Michael Wood (born Lincoln, 19 August 1936)[1] is professor emeritus of English at Princeton University.[2] He is a literary and cultural critic, and an author of critical and scholarly books, and a writer of reviews, review articles, and columns.[3]
Wood was director of the Gauss Seminars in Criticism at Princeton from 1995 to 2001, and chaired Princeton's English department from 1998 to 2004. He contributes to literary publications such as The New York Review of Books and the London Review of Books, where he is also an editorial board member and writes a column, "At the Movies". Wood also teaches at Middlebury College's Bread Loaf School of English in Vermont during the summers.
Before Princeton, Wood taught at Columbia University's Department of English and Comparative Literature, lived briefly in Mexico City, and chaired the English department at the University of Exeter in Devon, England.
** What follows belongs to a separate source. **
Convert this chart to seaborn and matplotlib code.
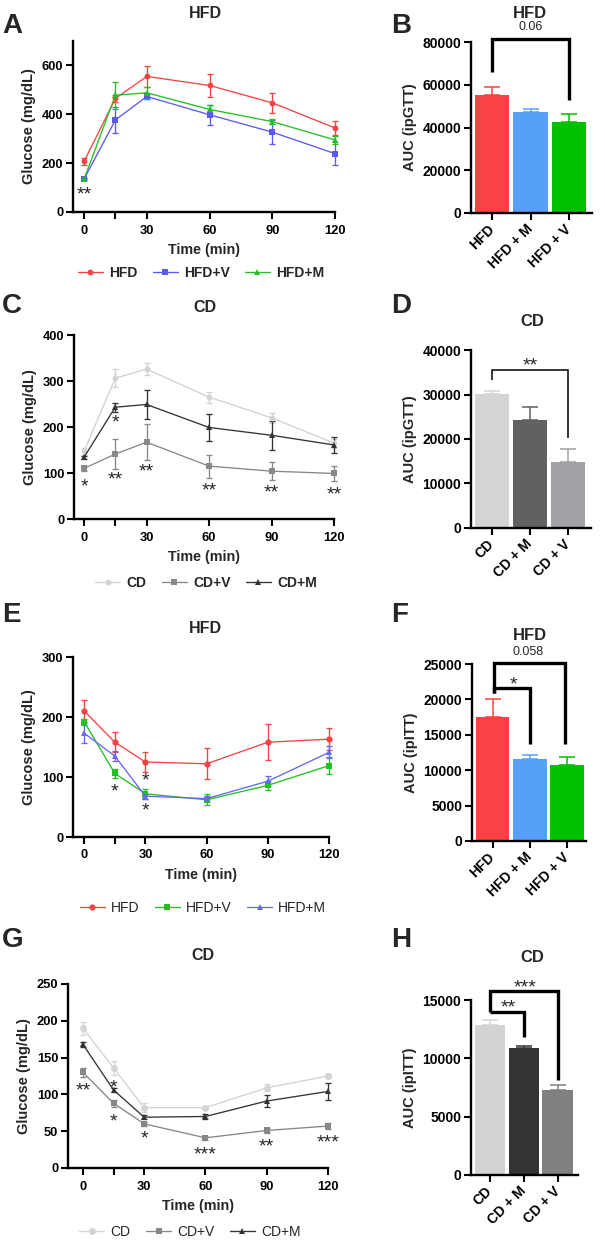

In addition to countless reviews, he also has written books on Nabokov, the trans-historical appeal of the oracle from the Greeks to the cinema, on the relations between contemporary fiction and storytelling, and on figures in the modern cultural pantheon including Luis Buñuel, Franz Kafka, Stendhal, Gabriel García Márquez, and W. B. Yeats. He is a Fellow of the Royal Society of Literature, and a member of the British Academy, the American Academy of Arts and Sciences, and the American Philosophical Society.